Estudo de FGV (Fundação Getulio Vargas), CNI (Confederação Nacional da Indústria) e MBC (Movimento Brasil Competitivo) mostra que foram economizados R$ 15 bilhões entre os anos 2022 e 2024 com a limitação das ações no Judiciário trabalhista. Agora, os valores devem voltar a subir. Em 2024, o número de novas ações bateu recorde.
Para os críticos da reforma, a limitação do acesso à Justiça gratuita foi um dos pontos mais cruéis. A medida, no entanto, recebeu veredicto contrário, primeiro, do STF, que em 2021 determinou que trabalhadores que ganham até 40% do teto da Previdência não precisam comprovar renda para ter gratuidade.
Depois, o TST definiu, em dezembro de 2024, que mesmo quem ganha valores maiores tem direito à Justiça gratuita, desde que apresente documento comprovando renda insuficiente, conhecido como “atestado de pobreza”.

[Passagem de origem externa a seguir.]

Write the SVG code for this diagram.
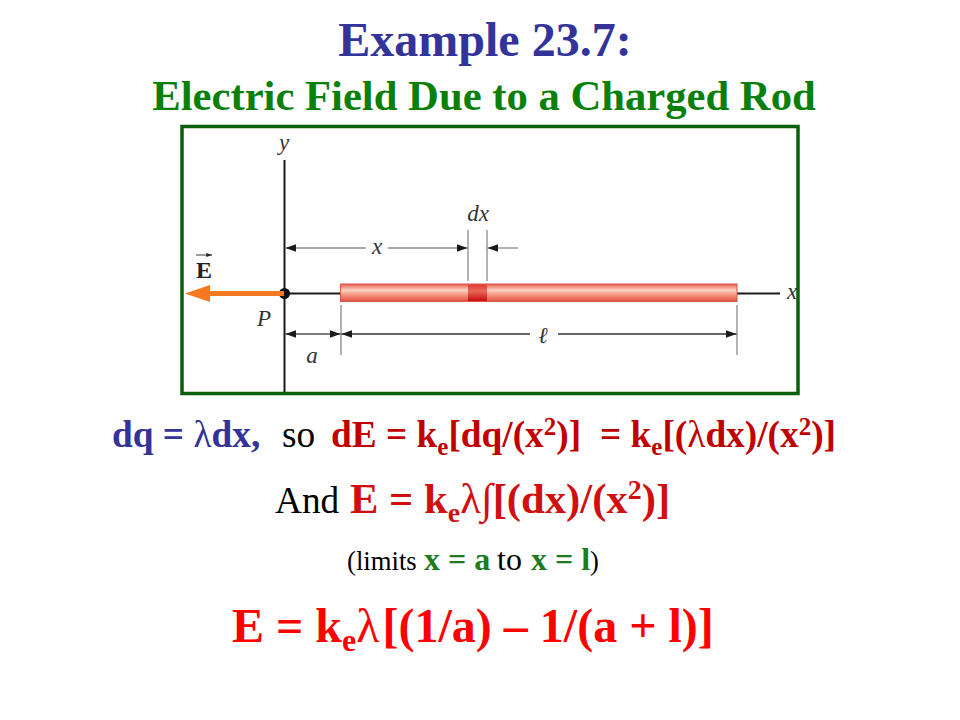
<svg xmlns="http://www.w3.org/2000/svg" width="960" height="720" viewBox="0 0 960 720">
<defs>
<style>
.serif{font-family:"Liberation Serif","Times New Roman",serif}
.b{font-weight:bold}
.lbl{font-family:"Liberation Serif","Times New Roman",serif;font-style:italic;font-size:23px;fill:#333}
.dim{stroke:#8a8a8a;stroke-width:1.3;fill:none}
.dimd{stroke:#333;stroke-width:1.3;fill:none}
.blue{fill:#333399}
.dred{fill:#C00000}
.bred{fill:#FF0000}
.grn{fill:#1E7B1E}
.blk{fill:#000}
</style>
<marker id="ah" viewBox="0 0 10 7" refX="10" refY="3.5" markerWidth="11" markerHeight="7.5" markerUnits="userSpaceOnUse" orient="auto">
<path d="M0,0 L10,3.5 L0,7 z" fill="#1a1a1a"/>
</marker>
<marker id="ahs" viewBox="0 0 10 7" refX="10" refY="3.5" markerWidth="6" markerHeight="4" markerUnits="userSpaceOnUse" orient="auto">
<path d="M0,0 L10,3.5 L0,7 z" fill="#222"/>
</marker>
<linearGradient id="rodg" x1="0" y1="0" x2="0" y2="1">
<stop offset="0" stop-color="#e55a48"/>
<stop offset="0.35" stop-color="#fcd2c4"/>
<stop offset="0.6" stop-color="#f49a86"/>
<stop offset="1" stop-color="#e2503e"/>
</linearGradient>
<linearGradient id="dxg" x1="0" y1="0" x2="0" y2="1">
<stop offset="0" stop-color="#e23a30"/>
<stop offset="0.4" stop-color="#e86a5a"/>
<stop offset="1" stop-color="#c80a0a"/>
</linearGradient>
</defs>
<rect width="960" height="720" fill="#fff"/>

<g id="title">
<text x="485" y="56" text-anchor="middle" class="serif b blue" font-size="48">Example 23.7:</text>
<text x="484" y="110" text-anchor="middle" class="serif b" fill="#0a800a" font-size="42.67">Electric Field Due to a Charged Rod</text>
</g>

<g id="figure-frame">
<rect x="182" y="126.5" width="616" height="267" fill="#fff" stroke="#0a600a" stroke-width="3.5"/>
</g>

<g id="axes">
<line x1="284.5" y1="160" x2="284.5" y2="392" stroke="#1a1a1a" stroke-width="2"/>
<line x1="284.5" y1="293.5" x2="780" y2="293.5" stroke="#1a1a1a" stroke-width="2"/>
<text class="lbl" x="284" y="150" text-anchor="middle">y</text>
<text class="lbl" x="792" y="299" text-anchor="middle">x</text>
</g>

<g id="rod">
<rect x="340.5" y="284" width="396.5" height="17.5" fill="url(#rodg)" stroke="#d8574a" stroke-width="1"/>
<rect x="468" y="284.5" width="19" height="16.5" fill="url(#dxg)"/>
</g>

<g id="point-P">
<circle cx="284.5" cy="293.5" r="5.5" fill="#111"/>
<text class="lbl" x="264" y="326" text-anchor="middle" font-size="25">P</text>
</g>

<g id="field-E">
<line x1="284" y1="293.5" x2="208" y2="293.5" stroke="#F47920" stroke-width="5"/>
<polygon points="185,293.5 210,285 210,302" fill="#F47920"/>
<text x="204" y="278" text-anchor="middle" class="serif b" font-size="24" fill="#222">E</text>
<line x1="196" y1="255" x2="212" y2="255" stroke="#222" stroke-width="0.9" marker-end="url(#ahs)"/>
</g>

<g id="connectors">
<line class="dim" x1="468" y1="230" x2="468" y2="281"/>
<line class="dim" x1="487" y1="230" x2="487" y2="281"/>
<line class="dim" x1="366" y1="248" x2="285.5" y2="248" marker-end="url(#ah)"/>
<line class="dim" x1="388" y1="248" x2="467.5" y2="248" marker-end="url(#ah)"/>
<line class="dim" x1="518" y1="248" x2="487.5" y2="248" marker-end="url(#ah)"/>
<line class="dim" x1="341" y1="305" x2="341" y2="355"/>
<line class="dim" x1="737" y1="305" x2="737" y2="355"/>
<line class="dimd" x1="313" y1="334" x2="285.5" y2="334" marker-end="url(#ah)"/>
<line class="dimd" x1="313" y1="334" x2="340.5" y2="334" marker-end="url(#ah)"/>
<line class="dimd" x1="530" y1="334" x2="341.5" y2="334" marker-end="url(#ah)"/>
<line class="dimd" x1="558" y1="334" x2="736.5" y2="334" marker-end="url(#ah)"/>
</g>

<g id="dim-labels">
<text class="lbl" x="377" y="254" text-anchor="middle">x</text>
<text class="lbl" x="478" y="221" text-anchor="middle">dx</text>
<text class="lbl" x="312" y="363" text-anchor="middle">a</text>
<text class="lbl" x="543" y="343" text-anchor="middle">ℓ</text>
</g>

<g id="eq1" class="serif" font-size="37.3">
<text x="112" y="447" class="b blue">dq = <tspan font-weight="normal">λ</tspan>dx,</text>
<text x="282" y="447" class="blk">so</text>
<text x="331" y="447" class="b dred">dE = k<tspan font-size="25" dy="8">e</tspan><tspan dy="-8">[dq/(x</tspan><tspan font-size="25" dy="-12">2</tspan><tspan dy="12">)]</tspan></text>
<text x="600" y="447" class="b dred">= k<tspan font-size="25" dy="8">e</tspan><tspan dy="-8">[(</tspan><tspan font-weight="normal">λ</tspan>dx)/(x<tspan font-size="25" dy="-12">2</tspan><tspan dy="12">)]</tspan></text>
</g>

<g id="eq2" class="serif">
<text x="275" y="513" font-size="37.3" class="blk">And</text>
<text x="350" y="513" font-size="42.67" class="b" fill="#D01010">E = k<tspan font-size="28" dy="9">e</tspan><tspan dy="-9" font-weight="normal">λ∫</tspan>[(dx)/(x<tspan font-size="28" dy="-14">2</tspan><tspan dy="14">)]</tspan></text>
</g>

<g id="eq3" class="serif">
<text x="347" y="570" font-size="26.7" class="blk">(limits</text>
<text x="424" y="570" font-size="32" class="b grn">x = a</text>
<text x="497" y="570" font-size="32" class="blk">to</text>
<text x="531" y="570" font-size="32" class="b grn">x = l</text>
<text x="590" y="570" font-size="26.7" class="blk">)</text>
</g>

<g id="eq4" class="serif">
<text x="232" y="642" font-size="48" class="b bred">E = k<tspan font-size="32" dy="9">e</tspan><tspan dy="-9" font-weight="normal">λ</tspan><tspan dx="3">[(1/a) – 1/(a + l)]</tspan></text>
</g>
</svg>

O que deu certo e o que deu errado na reforma?
Outra mudança da reforma foi a demissão por acordo, quando empregado e empregador fecham acordo para o desligamento do profissional e ele tem direito de receber 20% da multa sobre o FGTS; o empregador fica com os outros 20%.

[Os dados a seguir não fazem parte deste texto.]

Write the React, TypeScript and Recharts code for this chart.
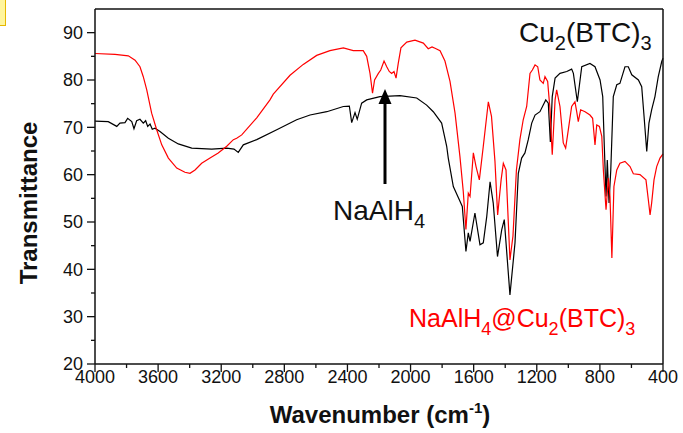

Janaína Feijó diz que o número permanece estável ano a ano, com cerca de 19 mil desligamentos mensais, totalizando 240 mil por ano, um dado que, mesmo abaixo das expectativas, reflete certa aceitação da medida.
A advogada Lariane Del Vechio, do escritóro Aith, Badari e Luchin Advogados, afirma que, passados oito anos, algumas das mudanças foram, de fato, incorporadas pelo mercado de trabalho e pela Justiça, mas outras realmente “não pegaram”.
Ela cita como exemplos o fim da limitação à Justiça gratuita, além da proibição de cobrança dos honorários de sucumbência —valor pago por quem perde a ação ao advogado da outra parte— para os considerados hipossuficientes, ou seja, sem capacidade financeira para o pagamento. Eles também não irão pagar perícia judicial, quando for necessário.
Outra decisão derrubada pelo STF foi o dispositivo que permitia o trabalho de gestantes e mães que amamentam em ambientes que trazem risco à saúde.
Outros pontos, como a implantação de banco de horas, diminuição do horário do almoço para 30 minutos, divisão de férias em três períodos, demissão por acordo e contrato intermitente seriam considerados positivos, sendo implantados mesmo após críticas.
O destaque fica com o negociado sobre o legislado. “Na prática, a medida está funcionando, os sindicatos e as empresas utilizam bastante esta negociação. Mas a regra não virou ‘carta branca’. O STF decidiu, no tema 1.046, que o negociado prevalece, mas não pode violar direitos constitucionais essenciais.”
Eduardo Pragmácio Filho, do Furtado Pragmácio Advogados e ocupante de cadeira na Academia Brasileira de Direito do Trabalho, também destaca o negociado sobre o legislado. “Na perspectiva do direito coletivo, um dos legados mais relevantes da reforma trabalhista reside na centralidade atribuída à negociação coletiva”, diz.
Para ele, uma nova reforma é necessária por causa das mudanças no mercado de trabalho. “As bases políticas, econômicas e sociais de quando foi criada a CLT são completamente diferentes da atual. Hoje vivenciamos um estado democrático de direito, em uma economia globalizada e altamente conectada.”
Jorge Boucinhas, professor da FGV Eaesp (Escola de Administração de Empresas de São Paulo da Fundação Getulio Vargas) e da faculdade de direito do Mackenzie, também defende uma atualização na CLT, mas não nos moldes da de 2017.
A ideia seria produzir um “código” e não um consolidado, como foi feito com a própria CLT em 1943.
“Mesmo a CLT já nasceu assistemática, porque é consolidação, não um código, e fomos fazendo um monte de puxadinhos. Precisamos ajustar a legislação trabalhista”, afirma.